The Farmer-Labour Party (農民労働党, Nōmin-rōdō-tō) was a short-lived socialist political party in Japan. The party was the first of the proletarian parties that emerged in the country after the enactment of the Universal Manhood Suffrage Law (普通選挙法, Futsū Senkyo Hō) in 1925, which gave the vote to all males 25 years or older. The party was banned by the Japanese government just a few hours after its foundation.

== Preparations ==
The process to found such a proletarian party had been initiated by the Japan Peasant Union. It sought to gather all parts of the labour movement in the country behind one political party. The preparatory process lasted for several months. In June 1925, the Japan Peasant Union sent out invitations to form the Proletarian Party Preparatory Council. Soon, around 1,000 persons had enlisted in the Preparatory Council. On August 16, 1925, sixteen left-wing groups met, and agreed to form a unified proletarian political party which would include every labour organization with a membership exceeding 100. The Preparatory Council included the rival trade union centres Sodomei and Hyōgikai.

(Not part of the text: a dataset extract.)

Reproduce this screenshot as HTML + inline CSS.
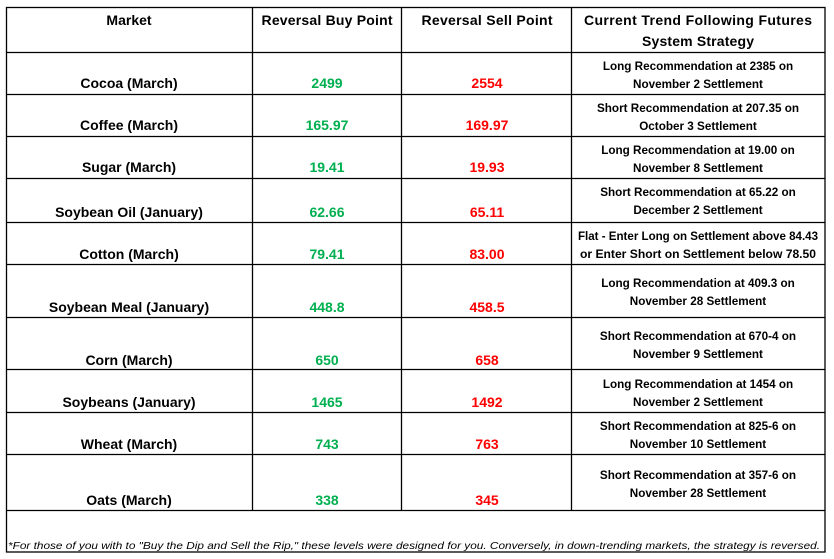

The Platform and Bylaws Research Committee of the Proletarian Party Preparatory Council held its first meeting in September 1925. At the meeting, three draft proposals for party platform were discussed. Two drafts had been authored by rightwing moderates whilst the third (presented by Sano Fumio) represented the communist line. Sano's draft, which emphasized that the party should be built on class struggle and not reformism, was adopted by the Committee. Hyōgikai also submitted their draft for party platform, which listed various political and economical demands. Sodomei protested against both the Sano and the Hyōgikai proposals. On November 29, 1925, Sodomei withdrew from the Preparatory Council, citing that the party-to-be would be in the hands of the far left. The following day Hyōgikai declared their withdrawal from the Preparatory Council.

== Founding ==
The founding conference of the party was held on December 1, 1925, at the YMCA Hall in Tokyo. Thirty-three labour organizations took part in the founding of the party. Sugiyama Motojiro was elected party chairman, and Asanuma Inejirō general secretary. In the party platform the party adopted at its founding meeting demands such as tenants' rights protection, recognition of trade unions, social insurance, and downsizing of the armed forces were included.

== Ban ==
However, just two hours after the founding meeting had concluded the leadership elected at the party conference were summoned at the Metropolitan Police Board. The Police claimed that the newly founded party had a secret communist platform in addition to the official party platform. The Farmer-Labour Party leaders were presented a writ from the Home Minister to immediately disband the party. The party was prohibited under the Section 8, Clause 2 of the Public Peace Police Act, a law that allowed the Home Minister to ban any association seen as threatening public order and safety.